HOMESICK. (I know, I know…. cringe) After the waves of sadness that Bryan is no longer here and gratitude for the time we had together, homesickness has set in. I’ve had trouble sleeping and bursting into tears spontaneously has become… not uncommon.
Bry left on a Friday night (September 29) and I had a long, lonely weekend (Monday October 2 was a holiday). I went for meals, exercised, wrote blog posts, and tracked his flights and talked with him on his layovers. Saturday and Monday were the hardest but a couple weeks later and I’m still having a rough go!
Having Bryan here was incredible. Experiencing this city and country with him was beautiful. Pretending for a few days that we live here together was a dream. I shouldn’t have been surprised but the sadness that lingered long after he left, and how that evolved into complete homesickness caught me off guard. I was sad, teary, lonely, unmotivated to work, didn’t want to be alone but didn’t want to be with anyone who isn’t Bryan. I got back to work on Tuesday and it was a little bit of a distraction but honestly, the sadness and loneliness persisted. I was irritable with the hotel and staff, annoyed at the traffic, frustrated by some work happenings, etc. It all boiled down to the fact that I had just gotten a 2-weeklong reminder of why I married Bryan, how much fun we have together, how much funnier life is with him, how nice it is to be comfortable with him, etc. etc. etc.
I miss him and home every day – that goes without saying. The weekend, week, and weekend following Bryan’s visit were just heavier, deeper, sadder.
Work this week has taken me away from anything I prefer to think about over work. 12 hour days, late night calls, proposals, meetings, new initiatives… so much has been happening this week to distract me.
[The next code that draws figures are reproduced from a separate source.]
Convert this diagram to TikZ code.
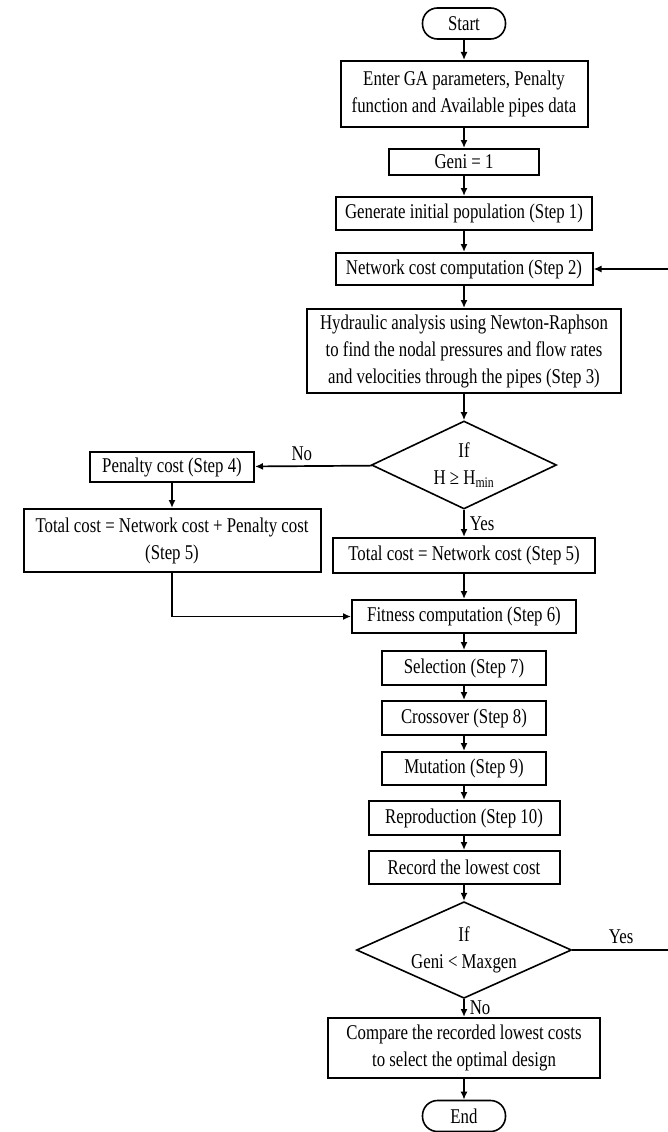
\documentclass[tikz,border=0pt]{standalone}
\usepackage{fontspec}
\setmainfont{Liberation Serif}[FakeStretch=0.8]
\usepackage{tikz}
\usetikzlibrary{arrows,arrows.meta}
\usetikzlibrary{positioning,shapes.geometric}

\begin{document}
\begin{tikzpicture}[x=1pt, y=-1pt, >={Latex[length=8pt,width=7pt]}, line width=1.7pt, every node/.style={font=\fontsize{21}{27}\selectfont, align=center, inner sep=0pt}]
		\tikzstyle{block}=[draw, rectangle, line width=2pt]
		\tikzstyle{terminal}=[draw, rectangle, line width=1.6pt, rounded corners=15pt, minimum width=83pt, minimum height=31pt]
		\tikzstyle{decision}=[draw, diamond, aspect=2.1, line width=1.6pt]
		\useasboundingbox (0,0) rectangle (667,1132);
		
		\node[terminal] (0) at (464,23.5) {Start};
		\node[block, minimum width=247pt, minimum height=66pt] (1) at (464,94) {Enter GA parameters, Penalty\\function and Available pipes data};
		\node[block, minimum width=150pt, minimum height=26pt] (2) at (464,162) {Geni = 1};
		\node[block, minimum width=256pt, minimum height=33pt] (3) at (464,213.5) {Generate initial population (Step 1)};
		\node[block, minimum width=257pt, minimum height=32pt] (4) at (464,269) {Network cost computation (Step 2)};
		\node[block, minimum width=314pt, minimum height=84pt] (5) at (464,351) {Hydraulic analysis using Newton-Raphson\\to find the nodal pressures and flow rates\\and velocities through the pipes (Step 3)};
		\node[decision, minimum width=185pt, minimum height=88pt] (6) at (464,465) {If\\H ≥ H\textsubscript{min}};
		\node[block, minimum width=164pt, minimum height=30pt] (7) at (172,467) {Penalty cost (Step 4)};
		\node[block, minimum width=297pt, minimum height=63pt] (8) at (172,540.5) {Total cost = Network cost + Penalty cost\\(Step 5)};
		\node[block, minimum width=262pt, minimum height=35pt] (9) at (464,555.5) {Total cost = Network cost (Step 5)};
		\node[block, minimum width=224pt, minimum height=33pt] (10) at (464,616.5) {Fitness computation (Step 6)};
		\node[block, minimum width=164pt, minimum height=34pt] (11) at (464,668) {Selection (Step 7)};
		\node[block, minimum width=164pt, minimum height=34pt] (12) at (464,718) {Crossover (Step 8)};
		\node[block, minimum width=164pt, minimum height=33pt] (13) at (464,768.5) {Mutation (Step 9)};
		\node[block, minimum width=191pt, minimum height=34pt] (14) at (464,818) {Reproduction (Step 10)};
		\node[block, minimum width=191pt, minimum height=33pt] (15) at (464,867.5) {Record the lowest cost};
		\node[decision, minimum width=215pt, minimum height=88pt] (16) at (464,950) {If\\Geni < Maxgen};
		\node[block, minimum width=272pt, minimum height=60pt] (17) at (464,1048) {Compare the recorded lowest costs\\to select the optimal design};
		\node[terminal] (18) at (464,1116) {End};
		\coordinate (loop) at (670,950);
		
		\path[->]
		(0) edge (1)
		(1) edge (2)
		(2) edge (3)
		(3) edge (4)
		(4) edge (5)
		(5) edge (6)
		
		(6) edge node [above=5pt, pos=0.6] {No} (7)
		(6) edge node [right=5pt] {Yes} (9)
		(7) edge (8)
		(9) edge (10)
		
		(10) edge (11)
		(11) edge (12)
		(12) edge (13)
		(13) edge (14)
		(14) edge (15)
		(15) edge (16)
		(16) edge node [right=5pt] {No} (17)
		(17) edge (18)
		;
		
		\draw[->] (8.south) |- (10.west);
		\draw[->] (16.east) -- node [above=5pt] {Yes} (loop) |- (4.east);
\end{tikzpicture}
\end{document}
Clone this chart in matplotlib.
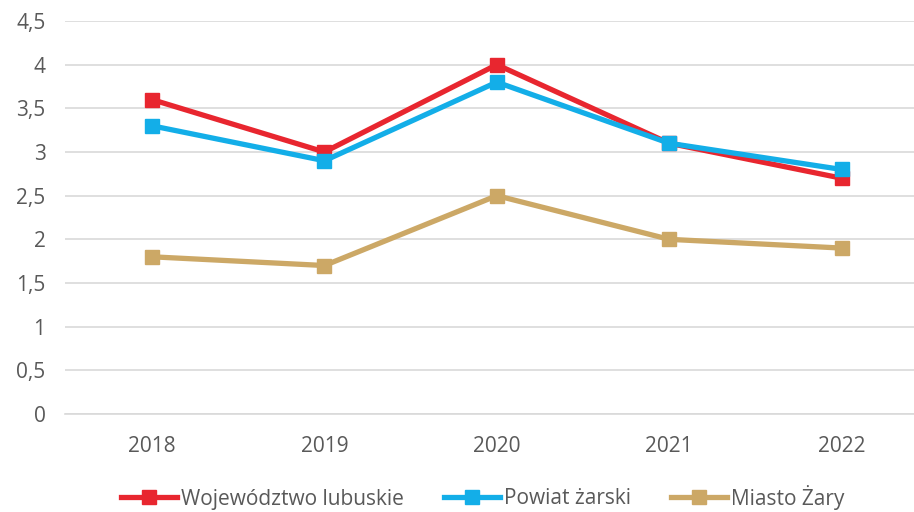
import matplotlib
matplotlib.use("Agg")
import matplotlib.pyplot as plt

years = ["2018", "2019", "2020", "2021", "2022"]
woj = [3.6, 3.0, 4.0, 3.1, 2.7]
powiat = [3.3, 2.9, 3.8, 3.1, 2.8]
miasto = [1.8, 1.7, 2.5, 2.0, 1.9]
labels = ["Województwo lubuskie", "Powiat żarski", "Miasto Żary"]
colors = ["#E8262F", "#13AEE8", "#CCA866"]

plt.rcParams["font.family"] = ["Open Sans", "DejaVu Sans"]
fig = plt.figure(figsize=(9.14, 5.12), dpi=100)
ax = fig.add_axes([65 / 914, 1 - 414 / 512, 1 - 65 / 914, (414 - 21) / 512])

x = range(len(years))
for vals, lab, c in zip([woj, powiat, miasto], labels, colors):
    ax.plot(x, vals, color=c, lw=3.8, marker="s", markersize=10, label=lab,
            solid_joinstyle="miter")

ax.set_xlim(-0.505, 4.42)
ax.set_ylim(0, 4.5)
ax.set_yticks([0, 0.5, 1, 1.5, 2, 2.5, 3, 3.5, 4, 4.5])
ax.set_yticklabels(["0", "0,5", "1", "1,5", "2", "2,5", "3", "3,5", "4", "4,5"])
ax.set_xticks(list(x))
ax.set_xticklabels(years)
ax.grid(axis="y", color="#D9D9D9", lw=1.2)
ax.set_axisbelow(True)
for s in ["top", "right", "left"]:
    ax.spines[s].set_visible(False)
ax.spines["bottom"].set_color("#D9D9D9")
ax.spines["bottom"].set_linewidth(1.2)
ax.tick_params(length=0, labelsize=15, colors="#595959")
ax.tick_params(axis="x", pad=16)
ax.tick_params(axis="y", pad=14)

fig.legend(loc="center", bbox_to_anchor=(0.528, 1 - 497 / 512), ncol=3, frameon=False,
           fontsize=15, labelcolor="#595959", handlelength=2.7, handletextpad=0.2,
           columnspacing=1.9, borderpad=0)

fig.savefig("out.png", dpi=100)
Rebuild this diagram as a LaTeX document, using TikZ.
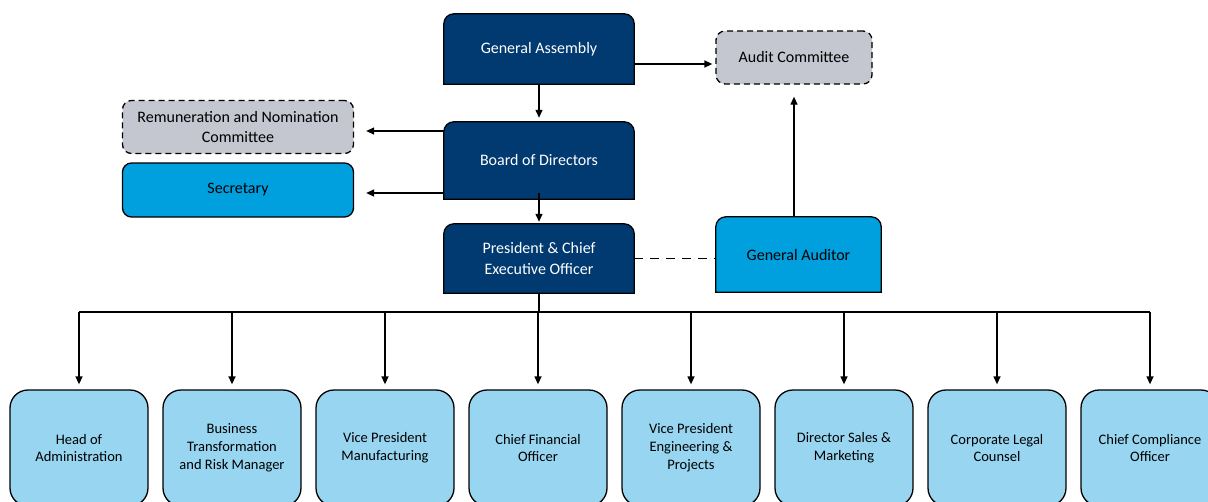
\documentclass[tikz,border=0pt]{standalone}
\usepackage{fontspec}
\setmainfont{Carlito}
\usetikzlibrary{arrows.meta,backgrounds}

\definecolor{navy}{RGB}{0,58,112}
\definecolor{midblue}{RGB}{0,160,223}
\definecolor{paleblue}{RGB}{151,213,240}
\definecolor{panelgray}{RGB}{196,199,207}

\tikzset{
  conn/.style={line width=1.3pt, -{Triangle[length=8pt,width=7pt]}},
  capbox/.style={align=center, inner sep=0pt, font=\fontsize{16}{20.5}\selectfont},
  sidebox/.style={draw, line width=1.3pt, rounded corners=9pt, align=center, inner sep=0pt,
    font=\fontsize{16}{20.5}\selectfont},
  staffbox/.style={draw, line width=1.3pt, fill=paleblue, rounded corners=18pt, align=center,
    minimum width=138pt, minimum height=116pt, inner sep=0pt, font=\fontsize{14.5}{17.8}\selectfont},
}

% outline with rounded top corners only
\newcommand{\capshape}[2]{%
  \begin{scope}[on background layer]
    \draw[line width=1.3pt, fill=#2] (#1.south west) [rounded corners=10pt] -- (#1.north west)
      -- (#1.north east) [sharp corners] -- (#1.south east) -- cycle;
  \end{scope}}

\begin{document}
\begin{tikzpicture}[x=1pt, y=-1pt]
    \useasboundingbox (0,0) rectangle (1208,501);
    \clip (0,0) rectangle (1208,501);

    % governing bodies
    \node[capbox, text=white, minimum width=190pt, minimum height=70pt] (assembly) at (539,49) {General Assembly};
    \capshape{assembly}{navy}
    \node[capbox, text=white, minimum width=190pt, minimum height=77pt] (board) at (539,160.5) {Board of Directors};
    \capshape{board}{navy}
    \node[capbox, text=white, minimum width=190pt, minimum height=69pt] (ceo) at (539,258.5) {President \& Chief\\Executive Officer};
    \capshape{ceo}{navy}
    \node[capbox, minimum width=165pt, minimum height=75pt] (auditor) at (798.5,254.5) {General Auditor};
    \capshape{auditor}{midblue}

    % committees and secretary
    \node[sidebox, fill=panelgray, dash pattern=on 6pt off 4pt, minimum width=156pt, minimum height=53pt] (audit) at (794,57.5) {Audit Committee};
    \node[sidebox, fill=panelgray, dash pattern=on 6pt off 4pt, minimum width=231pt, minimum height=53pt] (remun) at (238,127) {Remuneration and Nomination\\Committee};
    \node[sidebox, fill=midblue, minimum width=231pt, minimum height=54pt] (secretary) at (238,190) {Secretary};

    % reporting lines at the top
    \draw[conn, shorten >=4pt] (assembly.south) -- (board.north);
    \draw[conn, shorten >=3pt] ([yshift=-15pt]assembly.east) -- ([yshift=-15pt]assembly.east -| audit.west);
    \draw[conn, shorten >=12pt] ([yshift=29.5pt]board.west) -- ([yshift=29.5pt]board.west -| remun.east);
    \draw[conn, shorten >=12pt] ([yshift=-32.5pt]board.west) -- ([yshift=-32.5pt]board.west -| secretary.east);
    \draw[conn, shorten >=2pt] ([yshift=6pt]board.south) -- (ceo.north);
    \draw[conn, shorten >=12pt] (audit.south |- auditor.north) -- (audit.south);
    \draw[line width=1.6pt, dash pattern=on 9pt off 7pt] (ceo.east) -- (ceo.east -| auditor.west);

    % executive staff
    \foreach \name/\txt [count=\i from 0] in {
        head/{Head of\\Administration},
        transform/{Business\\Transformation\\and Risk Manager},
        manufact/{Vice President\\Manufacturing},
        cfo/{Chief Financial\\Officer},
        engineer/{Vice President\\Engineering \&\\Projects},
        sales/{Director Sales \&\\Marketing},
        legal/{Corporate Legal\\Counsel},
        compliance/{Chief Compliance\\Officer}}
      \node[staffbox] (\name) at (79+153*\i,448) {\txt};

    \coordinate (bus) at (539,312);
    \draw[line width=1.3pt] (ceo.south) -- (bus);
    \draw[line width=1.3pt] (head.north |- bus) -- (compliance.north |- bus);
    \foreach \name in {head,transform,manufact,cfo,engineer,sales,legal,compliance}
      \draw[conn, shorten >=5pt] (\name.north |- bus) -- (\name.north);

\end{tikzpicture}
\end{document}
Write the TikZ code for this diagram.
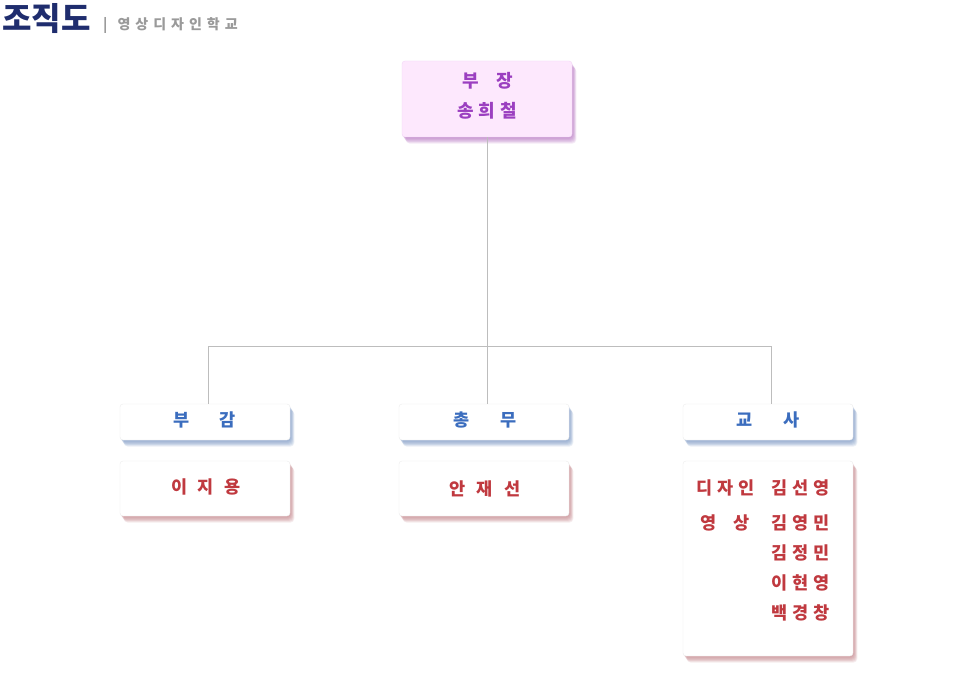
\documentclass[tikz,border=0pt]{standalone}
\usepackage{fontspec}
\setmainfont{Noto Sans CJK KR}
\usetikzlibrary{backgrounds}
\definecolor{navy}{HTML}{1F2D6E}
\definecolor{graytxt}{HTML}{9A9A9A}
\definecolor{purp}{HTML}{9B3FC0}
\definecolor{pinkfill}{HTML}{FDE8FD}
\definecolor{pinkshadow}{HTML}{B46EC0}
\definecolor{bluetxt}{HTML}{3B6DBE}
\definecolor{blueshadow}{HTML}{6F8FC0}
\definecolor{redtxt}{HTML}{C0393F}
\definecolor{redshadow}{HTML}{C07A80}
\definecolor{linegray}{HTML}{BDBDBD}
\newcommand\gp[1]{\hspace{#1pt}}
\newcommand\shadowof[2]{%
  \foreach \s in {0,1,2,3,4,5,6}{%
    \fill[#2, opacity=0.14, rounded corners=4pt]
      ([xshift=0.5pt+0.6*\s pt, yshift=-1pt-0.9*\s pt]#1.south west) rectangle ([xshift=0.5pt+0.6*\s pt, yshift=-1pt-0.9*\s pt]#1.north east);
  }%
}
\tikzset{
  boxbase/.style={rectangle, rounded corners=3pt, inner sep=0pt},
  pinkbox/.style={boxbase, fill=pinkfill, draw=pinkfill!90!purp},
  whitebox/.style={boxbase, fill=white, draw=black!7},
  toptext/.style={font=\fontsize{18}{20}\selectfont\bfseries, text=purp, inner sep=0pt},
  bluetext/.style={font=\fontsize{17.5}{20}\selectfont\bfseries, text=bluetxt, inner sep=0pt},
  redtext/.style={font=\fontsize{17.5}{20}\selectfont\bfseries, text=redtxt, inner sep=0pt},
  teachtext/.style={font=\fontsize{17.5}{20}\selectfont\bfseries, text=redtxt, inner sep=0pt},
  conn/.style={draw=linegray, line width=0.8pt}
}
\begin{document}
\begin{tikzpicture}[x=1pt, y=-1pt]
\useasboundingbox (0,0) rectangle (964,698);

% title
\node[anchor=west, inner sep=0pt, font=\fontsize{32}{34}\selectfont\bfseries, text=navy] (title) at (2,19) {조직도};
\node[anchor=west, inner sep=0pt, font=\fontsize{14}{15}\selectfont\bfseries, text=graytxt] (subtitle) at (103,25) {|\gp{10}영\gp{5}상\gp{5}디\gp{5}자\gp{5}인\gp{5}학\gp{5}교};

% boxes
\node[pinkbox, minimum width=170pt, minimum height=76pt] (top) at (487,99) {};
\node[whitebox, minimum width=170pt, minimum height=36pt] (bugam) at (205,422) {};
\node[whitebox, minimum width=170pt, minimum height=36pt] (chongmu) at (484,422) {};
\node[whitebox, minimum width=170pt, minimum height=36pt] (gyosa) at (768,422) {};
\node[whitebox, minimum width=170pt, minimum height=55pt] (n1) at (205,488.5) {};
\node[whitebox, minimum width=170pt, minimum height=55pt] (n2) at (484,488.5) {};
\node[whitebox, minimum width=170pt, minimum height=195pt] (n3) at (768,558.5) {};

\begin{scope}[on background layer]
  \fill[white] (0,0) rectangle (964,698);
  \shadowof{top}{pinkshadow}
  \shadowof{bugam}{blueshadow}
  \shadowof{chongmu}{blueshadow}
  \shadowof{gyosa}{blueshadow}
  \shadowof{n1}{redshadow}
  \shadowof{n2}{redshadow}
  \shadowof{n3}{redshadow}
\end{scope}

% connectors
\coordinate (j) at (487,346);
\coordinate (jl) at (208,346);
\coordinate (jr) at (771,346);
\draw[conn] (top.south) -- (j);
\draw[conn] (jl) -- (jr);
\draw[conn] (jl) -- (jl |- bugam.north);
\draw[conn] (j) -- (j |- chongmu.north);
\draw[conn] (jr) -- (jr |- gyosa.north);

% texts
\node[toptext] (t1) at (488,81) {부\gp{17}장};
\node[toptext] (t2) at (487,111) {송\gp{5}희\gp{5}철};
\node[bluetext] (b1) at (205,420) {부\gp{30}감};
\node[bluetext] (b2) at (485,420) {총\gp{31}무};
\node[bluetext] (b3) at (768,420) {교\gp{31}사};
\node[redtext] (r1) at (206,487) {이\gp{10}지\gp{10}용};
\node[redtext] (r2) at (485,489) {안\gp{11}재\gp{11}선};

\node[teachtext, anchor=west] (d1) at (696,488) {디\gp{5}자\gp{5}인};
\node[teachtext, anchor=west] (d2) at (700,523) {영\gp{17}상};
\node[teachtext, anchor=west] (k1) at (771,488) {김\gp{5}선\gp{5}영};
\node[teachtext, anchor=west] (k2) at (771,523) {김\gp{5}영\gp{5}민};
\node[teachtext, anchor=west] (k3) at (771,553) {김\gp{5}정\gp{5}민};
\node[teachtext, anchor=west] (k4) at (771,583) {이\gp{5}현\gp{5}영};
\node[teachtext, anchor=west] (k5) at (771,613) {백\gp{5}경\gp{5}창};
\end{tikzpicture}
\end{document}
I feel more “here” again and being able to talk to Bryan twice a day has made me sooo happy instead of sad all over again.
Also, I booked my flight for my first home visit in December so we’ve already got a date to countdown to. And we’ll have A MONTH together then. We’ll be able to celebrate Christmas Eve, Christmas, New Years Eve, New Years Day – our anniversary, and my birthday together. I couldn’t be more excited.